All these girls have lives, professions, desires, but above and beyond all this substantive, meaningful stuff, they are pretty and have chic, fashionable, expensive wardrobes.
"It's aspirational," says stylist Aastha Sharma who, along with her all-women team, has styled the show’s characters since it began. She says the brief for Season 2’s look was to push the style quotient higher.
From Aastha I learnt that the show has come under some criticism and online bitching for being all about fashion and sex, and is, thus, frivolous.
That hardly an original sin. 4MSP is simply following Sex And The City's template of style, story, plot while locating its characters in a different time, different place, with minor deviations and a little more melodrama.
Season 2’s director, Nupur Asthana, says this fashion-forward look was something she inherited (Season 1 was directed by Anu Menon), and that if she had to do it herself she would have done it differently.
Nupur, who directed Mahi Way a 2010 Yashraj show about a big girl, her ambitions, desires, life doesn't see a problem or a contradiction with having a character like Sidhi, who is all about accepting her body, loving herself while calling out body-shamers and challenging the notion of what's sexy and beautiful, while the show constantly reinforces through all its other characters a certain idea of perfection, I.E. ramp-ready bodies, flawless skin, perfect hair and clothes that we see only in centre-spreads of glossies.
Nupur, who sounds like a candid, straight-shooter and uses both the F-words a lot, says that she was “careful not let the clothes distract from the emotional journey of the girls” and then talks with impatient irritation about the criticism the show has attracted.
It’s not all about glamour and sex, because there are only four minutes of making out in this season, she says and then brings up the long F-word, feminism.
“My show is 100 per cent feminist."
Okay. But I, for example, have no recollection of what happened in Season 1 except that the girls drank a lot, had fights with their boyfriends, amongst themselves, there was lots of making out, including with Dr Aamir Warsi (Milind Soman), and in a gym.
In this season too there's binge drinking, faltu talk, dirty talk, bitching about life partners, stumbling, getting up, and paid sex.
The show breaks some taboos, sure. But that's really not why it's the No. 1 show on Amazon Prime, as Nupur proudly announces, twice. It's doing well because its glamour quotient is very high, and because everyone always looks gorgeous, even while puking.
And of course there's a connect with the girls they are nice, decent and have problems that many girls and women can relate to: Cheating, settling into a divorce, an extramarital affair with a man who says he has an open marriage, a relationship with a diva who can't see beyond herself, and, of course, the body accepting unsatisfying sex while emotions stand aloof.
The show is sensibly written, and even its main characters have shades of grey.

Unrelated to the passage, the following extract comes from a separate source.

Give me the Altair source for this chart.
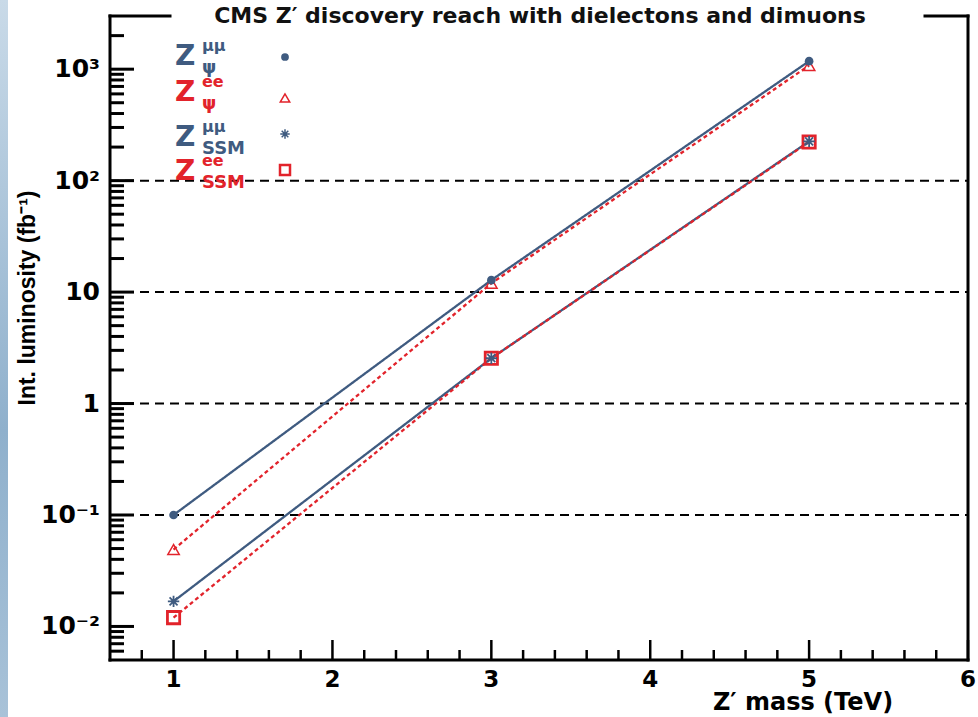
import altair as alt
import pandas as pd

# ---------------- data ----------------
mass = [1, 3, 5]
lumi_psi_mumu = [0.1, 12.8, 1180]
lumi_psi_ee = [0.049, 12.0, 1080]
lumi_ssm_mumu = [0.0168, 2.55, 225]
lumi_ssm_ee = [0.012, 2.55, 222]
series_names = ["psi_mumu", "psi_ee", "ssm_mumu", "ssm_ee"]

y_major = [0.01, 0.1, 1, 10, 100, 1000]
y_major_labels = ["10⁻²", "10⁻¹", "1", "10", "10²", "10³"]
grid_values = [0.1, 1, 10, 100]
x_major = [1, 2, 3, 4, 5, 6]
x_major_labels = ["1", "2", "3", "4", "5", "6"]

legend_main = ["Z", "Z", "Z", "Z"]
legend_sup = ["μμ", "ee", "μμ", "ee"]
legend_sub = ["ψ", "ψ", "SSM", "SSM"]

title_text = "CMS Z′ discovery reach with dielectons and dimuons"
x_title = "Z′ mass (TeV)"
y_title = "Int. luminosity (fb⁻¹)"

# minor tick positions
y_minor = [round(k * 10.0 ** d, 8) for d in range(-3, 4) for k in range(2, 10)]
y_minor = [v for v in y_minor if 0.005 < v < 3000]
x_minor = [round(0.8 + 0.2 * i, 1) for i in range(26)]
x_minor = [v for v in x_minor if abs(v - round(v)) > 1e-6 and v < 6]

# ---------------- style ----------------
W, H = 858, 644
BLUE = "#3f5b80"
RED = "#e2232b"
FONT = "DejaVu Sans"
ASTERISK = "M-1,0L1,0M0,-1L0,1M-0.7,-0.7L0.7,0.7M-0.7,0.7L0.7,-0.7"
MAJOR_LEN, MINOR_LEN = 24, 14

xscale = alt.Scale(domain=[0.6, 6], nice=False, zero=False)
yscale = alt.Scale(type="log", domain=[0.005, 3000], nice=False)

rows = []
for name, vals in zip(series_names, [lumi_psi_mumu, lumi_psi_ee, lumi_ssm_mumu, lumi_ssm_ee]):
    for m, v in zip(mass, vals):
        rows.append({"series": name, "mass": m, "lumi": v})
df = pd.DataFrame(rows)
one = pd.DataFrame({"a": [0]})

X = lambda: alt.X("mass:Q", scale=xscale, axis=None)
Y = lambda: alt.Y("lumi:Q", scale=yscale, axis=None)

layers = []

# left blue strip
strip = alt.Chart(one).mark_rect(
    fill=alt.Gradient(gradient="linear", x1=0, x2=0, y1=0, y2=1,
                      stops=[alt.GradientStop(color="#c9dae8", offset=0),
                             alt.GradientStop(color="#8fb0cc", offset=0.6),
                             alt.GradientStop(color="#a8c2d8", offset=1)])
).encode(x=alt.value(-110), x2=alt.value(-102), y=alt.value(-16), y2=alt.value(H + 57))
layers.append(strip)

# dashed grid
grid = alt.Chart(pd.DataFrame({"gv": grid_values})).mark_rule(
    color="black", strokeWidth=2, strokeDash=[9, 6]
).encode(y=alt.Y("gv:Q", scale=yscale, axis=None), x=alt.value(0), x2=alt.value(W))
layers.append(grid)

# inward x ticks
xmaj = alt.Chart(pd.DataFrame({"xv": x_major})).mark_tick(
    orient="vertical", color="black", thickness=2.5, size=20, opacity=1).encode(
    x=alt.X("xv:Q", scale=xscale, axis=None), y=alt.value(H - 10))
xmin = alt.Chart(pd.DataFrame({"xm": x_minor})).mark_tick(
    orient="vertical", color="black", thickness=2.5, size=10, opacity=1).encode(
    x=alt.X("xm:Q", scale=xscale, axis=None), y=alt.value(H - 5))
layers += [xmaj, xmin]

# lines: blue solid first, then red dotted
for name, col, dash in [("psi_mumu", BLUE, [1, 0]), ("ssm_mumu", BLUE, [1, 0]),
                        ("psi_ee", RED, [4, 3]), ("ssm_ee", RED, [4, 3])]:
    layers.append(alt.Chart(df).transform_filter(alt.datum.series == name).mark_line(
        color=col, strokeWidth=2.3, strokeDash=dash).encode(x=X(), y=Y()))

# markers
layers.append(alt.Chart(df).transform_filter(alt.datum.series == "ssm_ee").mark_point(
    shape="square", filled=False, size=150, color=RED, strokeWidth=2.8, opacity=1).encode(x=X(), y=Y()))
layers.append(alt.Chart(df).transform_filter(alt.datum.series == "psi_ee").mark_point(
    shape="triangle-up", filled=False, size=130, color=RED, strokeWidth=1.5, opacity=1).encode(x=X(), y=Y()))
layers.append(alt.Chart(df).transform_filter(alt.datum.series == "ssm_mumu").mark_point(
    shape=ASTERISK, filled=False, size=130, color=BLUE, strokeWidth=1.8, opacity=1).encode(x=X(), y=Y()))
layers.append(alt.Chart(df).transform_filter(alt.datum.series == "psi_mumu").mark_point(
    shape="circle", filled=True, size=75, color=BLUE, opacity=1).encode(x=X(), y=Y()))

# frame (top broken by title)
frame_style = dict(color="black", strokeWidth=3, strokeCap="square")
layers += [
    alt.Chart(one).mark_rule(**frame_style).encode(x=alt.value(0), y=alt.value(0), y2=alt.value(H)),
    alt.Chart(one).mark_rule(**frame_style).encode(x=alt.value(W), y=alt.value(0), y2=alt.value(H)),
    alt.Chart(one).mark_rule(**frame_style).encode(y=alt.value(H), x=alt.value(0), x2=alt.value(W)),
    alt.Chart(one).mark_rule(**frame_style).encode(y=alt.value(0), x=alt.value(0), x2=alt.value(60)),
    alt.Chart(one).mark_rule(**frame_style).encode(y=alt.value(0), x=alt.value(815), x2=alt.value(W)),
]

# tick labels
layers.append(alt.Chart(pd.DataFrame({"lv": y_major, "t": y_major_labels})).mark_text(
    align="right", baseline="middle", font=FONT, fontWeight="bold", fontSize=25, color="black"
).encode(y=alt.Y("lv:Q", scale=yscale, axis=None), x=alt.value(-10), text="t:N"))
layers.append(alt.Chart(pd.DataFrame({"lx": x_major, "t": x_major_labels})).mark_text(
    align="center", baseline="middle", font=FONT, fontWeight="bold", fontSize=23, color="black"
).encode(x=alt.X("lx:Q", scale=xscale, axis=None), y=alt.value(H + 20), text="t:N"))

# axis titles
layers.append(alt.Chart(pd.DataFrame({"t": [x_title]})).mark_text(
    align="center", baseline="middle", font=FONT, fontWeight="bold", fontSize=24, color="black"
).encode(x=alt.value(693), y=alt.value(H + 43), text="t:N"))
layers.append(alt.Chart(pd.DataFrame({"t": [y_title]})).mark_text(
    align="center", baseline="middle", angle=270, font="Liberation Sans",
    fontWeight="bold", fontSize=23, color="black"
).encode(x=alt.value(-82), y=alt.value(282), text="t:N"))

# title
layers.append(alt.Chart(pd.DataFrame({"t": [title_text]})).mark_text(
    align="center", baseline="middle", font=FONT, fontWeight="bold", fontSize=22, color="#111111"
).encode(x=alt.value(430), y=alt.value(0), text="t:N"))

# legend
row_y = [41, 77, 122, 156]
mark_y = [41, 82, 118, 154]
row_col = [BLUE, RED, BLUE, RED]
for i in range(4):
    d = pd.DataFrame({"z": [legend_main[i]], "sup": [legend_sup[i]], "sub": [legend_sub[i]]})
    layers.append(alt.Chart(d).mark_text(
        align="left", baseline="middle", font=FONT, fontWeight="bold", fontSize=28, color=row_col[i]
    ).encode(x=alt.value(65), y=alt.value(row_y[i]), text="z:N"))
    layers.append(alt.Chart(d).mark_text(
        align="left", baseline="middle", font=FONT, fontWeight="bold", fontSize=16, color=row_col[i]
    ).encode(x=alt.value(92), y=alt.value(row_y[i] - 11), text="sup:N"))
    layers.append(alt.Chart(d).mark_text(
        align="left", baseline="middle", font=FONT, fontWeight="bold",
        fontSize=18, color=row_col[i]
    ).encode(x=alt.value(92), y=alt.value(row_y[i] + 11), text="sub:N"))

leg_marks = [
    dict(shape="circle", filled=True, size=60, color=BLUE),
    dict(shape="triangle-up", filled=False, size=90, color=RED, strokeWidth=1.5),
    dict(shape=ASTERISK, filled=False, size=90, color=BLUE, strokeWidth=1.5),
    dict(shape="square", filled=False, size=100, color=RED, strokeWidth=2.5),
]
for i, m in enumerate(leg_marks):
    layers.append(alt.Chart(one).mark_point(opacity=1, **m).encode(
        x=alt.value(175), y=alt.value(mark_y[i])))

# inward y ticks (major + minor in one layer), drawn last
ytick_df = pd.DataFrame(
    [{"q": v, "len": MAJOR_LEN, "mid": MAJOR_LEN / 2} for v in y_major]
    + [{"q": v, "len": MINOR_LEN, "mid": MINOR_LEN / 2} for v in y_minor]
)
layers.append(alt.Chart(ytick_df).mark_tick(
    orient="horizontal", color="#000000", thickness=3, opacity=1).encode(
    y=alt.Y("q:Q", scale=yscale, axis=None),
    x=alt.X("mid:Q", scale=None, axis=None),
    size=alt.Size("len:Q", scale=None, legend=None)))

chart = alt.layer(*layers).properties(
    width=W, height=H,
    autosize=alt.AutoSizeParams(type="none"),
    padding={"left": 110, "top": 16, "right": 10, "bottom": 57},
    background="white",
).configure_view(stroke=None)

chart.save("out.html", embed_options={"renderer": "svg", "actions": False})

4MSP works because of all this and because it feels like a good gossip session with a bestie, or flipping through a really good issue of a glossy fashion magazine.
It’s a guilty pleasure, like eating a bucket of ice cream. It doesn't nourish, but it’s so tasty.
The criticism, I agree with Nupur, is silly and misplaced. At which point she declares, “It’s a great chapter in Indian feminism”. Behen, thoda zyada ho gaya. Have do-teen shots, please.